Libya Flags $3–4bn Push To Lift Oil Output As Licensing Nears

Friday 16th January 2026

By inAfrika Newsroom

Libya needs between $3 billion and $4 billion in investment to lift crude production to about 1.6 million barrels per day, the acting oil and gas minister said on Saturday. He also said a new licensing round is expected to win cabinet approval before the end of January. The announcement signals renewed effort to attract capital into a sector that funds the state and dominates the economy.

The minister said oil makes up more than 95% of Libya’s economic output. Therefore, stabilising production and attracting partners remain central to fiscal planning. Yet, the operating environment stays complex. Security risks, political fragmentation, and infrastructure wear can slow field work and delay exports.
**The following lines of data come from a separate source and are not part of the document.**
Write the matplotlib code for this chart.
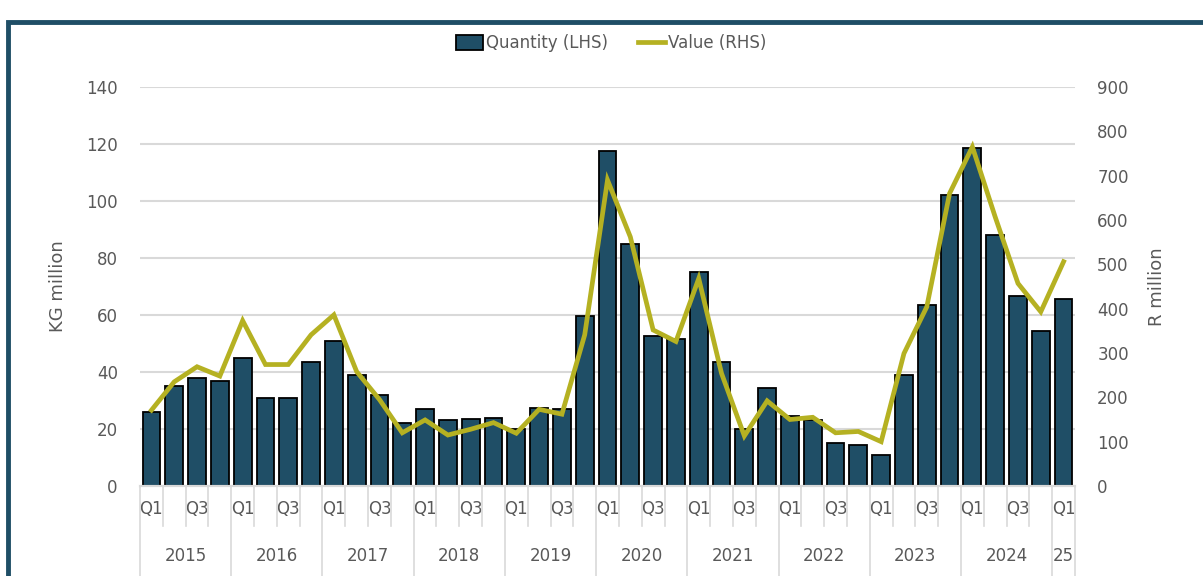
import numpy as np
import matplotlib.pyplot as plt
from matplotlib.patches import Rectangle
import matplotlib.transforms as mtransforms

# Quarterly data, 2015 Q1 .. 2025 Q1
years = ['2015', '2016', '2017', '2018', '2019', '2020', '2021', '2022', '2023', '2024', '25']
quarters = ['Q1', 'Q2', 'Q3', 'Q4']
quantity = [26, 35, 38, 37, 45, 31, 31, 43.5, 51, 39, 32, 22,
            27, 23, 23.5, 24, 20, 27.5, 27, 59.5, 117.5, 85, 52.5, 51.5,
            75, 43.5, 20, 34.5, 24.5, 23, 15, 14.5, 11, 39, 63.5, 102,
            118.5, 88, 66.5, 54.5, 65.5]
value = [171, 235, 269, 248, 373, 274, 274, 341, 386, 258, 195, 120,
         149, 115, 128, 143, 119, 173, 162, 341, 690, 562, 352, 326,
         468, 254, 113, 192, 150, 155, 120, 123, 100, 299, 404, 660,
         765, 607, 457, 393, 506]

bar_color = '#1F4E66'
line_color = '#B5B122'
text_color = '#595959'
grid_color = '#D9D9D9'

n = len(quantity)
x = np.arange(n)
q_labels = [quarters[i % 4] if i % 2 == 0 else '' for i in range(n)]

fig = plt.figure(figsize=(12.03, 5.76), dpi=100)
ax = fig.add_axes([0.1164, 0.15625, 0.7772, 0.6927])
ax2 = ax.twinx()

ax.bar(x, quantity, width=0.78, color=bar_color, edgecolor='black',
       linewidth=1.3, label='Quantity (LHS)', zorder=2)
ax2.plot(x, value, color=line_color, linewidth=3.4, label='Value (RHS)',
         solid_joinstyle='miter', zorder=3)

ax.set_xlim(-0.5, n - 0.5)
ax.set_ylim(0, 140)
ax.set_yticks(range(0, 141, 20))
ax2.set_ylim(0, 900)
ax2.set_yticks(range(0, 901, 100))

ax.yaxis.grid(True, color=grid_color, linewidth=1.5, zorder=0)
ax.set_axisbelow(True)

for a in (ax, ax2):
    for s in ('left', 'right', 'top'):
        a.spines[s].set_visible(False)
    a.spines['bottom'].set_color(grid_color)
    a.spines['bottom'].set_linewidth(1.5)
    a.tick_params(axis='y', length=0, labelsize=12, labelcolor=text_color, pad=16)

ax.set_ylabel('KG million', fontsize=13, color=text_color, labelpad=14)
ax2.set_ylabel('R million', fontsize=13, color=text_color, labelpad=14)

# two-level category axis
ax.set_xticks(x)
ax.set_xticklabels(q_labels, fontsize=12, color=text_color)
ax.tick_params(axis='x', length=0, pad=10)

trans = mtransforms.blended_transform_factory(ax.transData, ax.transAxes)
for b in np.arange(-0.5, n, 1.0):
    is_year = (b + 0.5) % 4 == 0 or b == n - 0.5
    y_end = -0.29 if is_year else -0.10
    ax.plot([b, b], [0, y_end], transform=trans, color=grid_color,
            linewidth=1.2, clip_on=False)
for i, yr in enumerate(years):
    start = i * 4
    stop = min(start + 4, n)
    ax.text((start + stop - 1) / 2, -0.175, yr, transform=trans, ha='center',
            va='center', fontsize=12, color=text_color)

# legend
h1, l1 = ax.get_legend_handles_labels()
h2, l2 = ax2.get_legend_handles_labels()
fig.legend(h1 + h2, l1 + l2, loc='center', bbox_to_anchor=(0.508, 0.925),
           ncol=2, frameon=False, fontsize=12, labelcolor=text_color,
           handlelength=1.6, handleheight=1.0, handletextpad=0.2,
           columnspacing=1.8)

# outer frame, partly cut off by the image edge
fig.patches.append(Rectangle((8 / 1203, -0.1), 1.2, (576 - 22) / 576 + 0.1,
                             transform=fig.transFigure, fill=False,
                             edgecolor=bar_color, linewidth=3.5))

fig.savefig('out.png', dpi=100)
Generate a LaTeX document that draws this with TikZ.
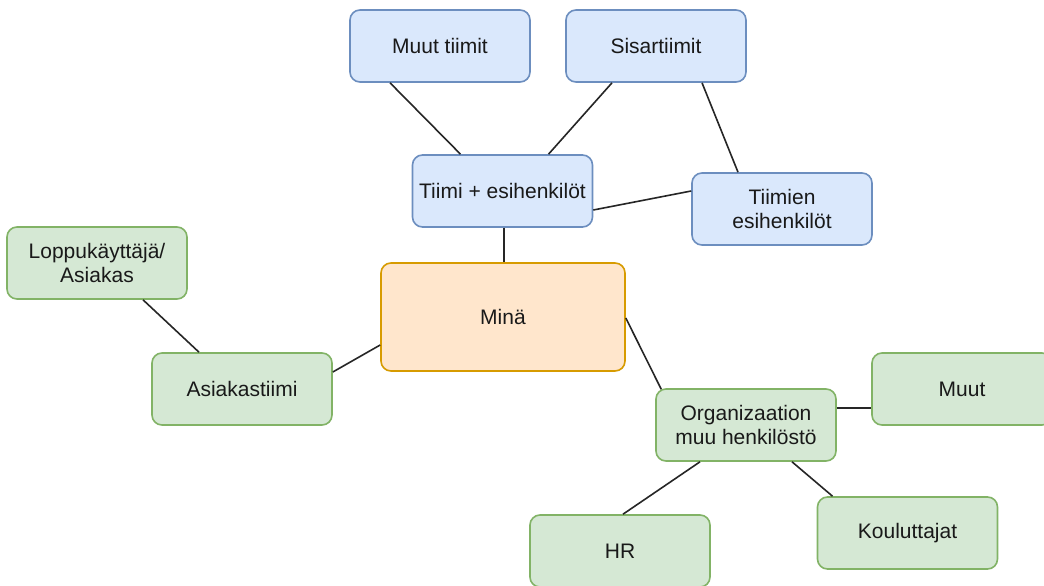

Market participants are watching for details on which blocks will be offered, and what terms will apply. Investors typically focus on contract clarity, security guarantees, and payment reliability. In addition, oil firms weigh operational costs, the condition of pipelines, and storage capacity.

Libya’s National Oil Corporation manages upstream and export operations, while revenue flows also depend on national budget decisions. Even when output rises, disputes over spending and governance can trigger uncertainty. As a result, production targets can shift quickly if politics turn.

Still, the planned licensing round suggests Tripoli wants to expand exploration and increase recovery from existing fields. If Libya secures investment, it could lift volumes and stabilise public finances. However, timelines will depend on approvals, contracting, and field execution.

Next steps

Next steps will hinge on cabinet approval of the licensing round and publication of bidding terms. Authorities are expected to outline block locations, fiscal conditions, and timelines for submissions. After that, winning bids would move to contract finalisation and field planning.

Meanwhile, the government may also clarify how it will support security around key assets and how payments to partners will be handled.

Why it matters

Next steps matter because Libya’s oil output drives public wages, services, and currency stability. Moreover, higher and steadier production can strengthen revenue planning and reduce fiscal shocks. For global markets, any sustained rise in Libyan supply can also affect regional crude balances.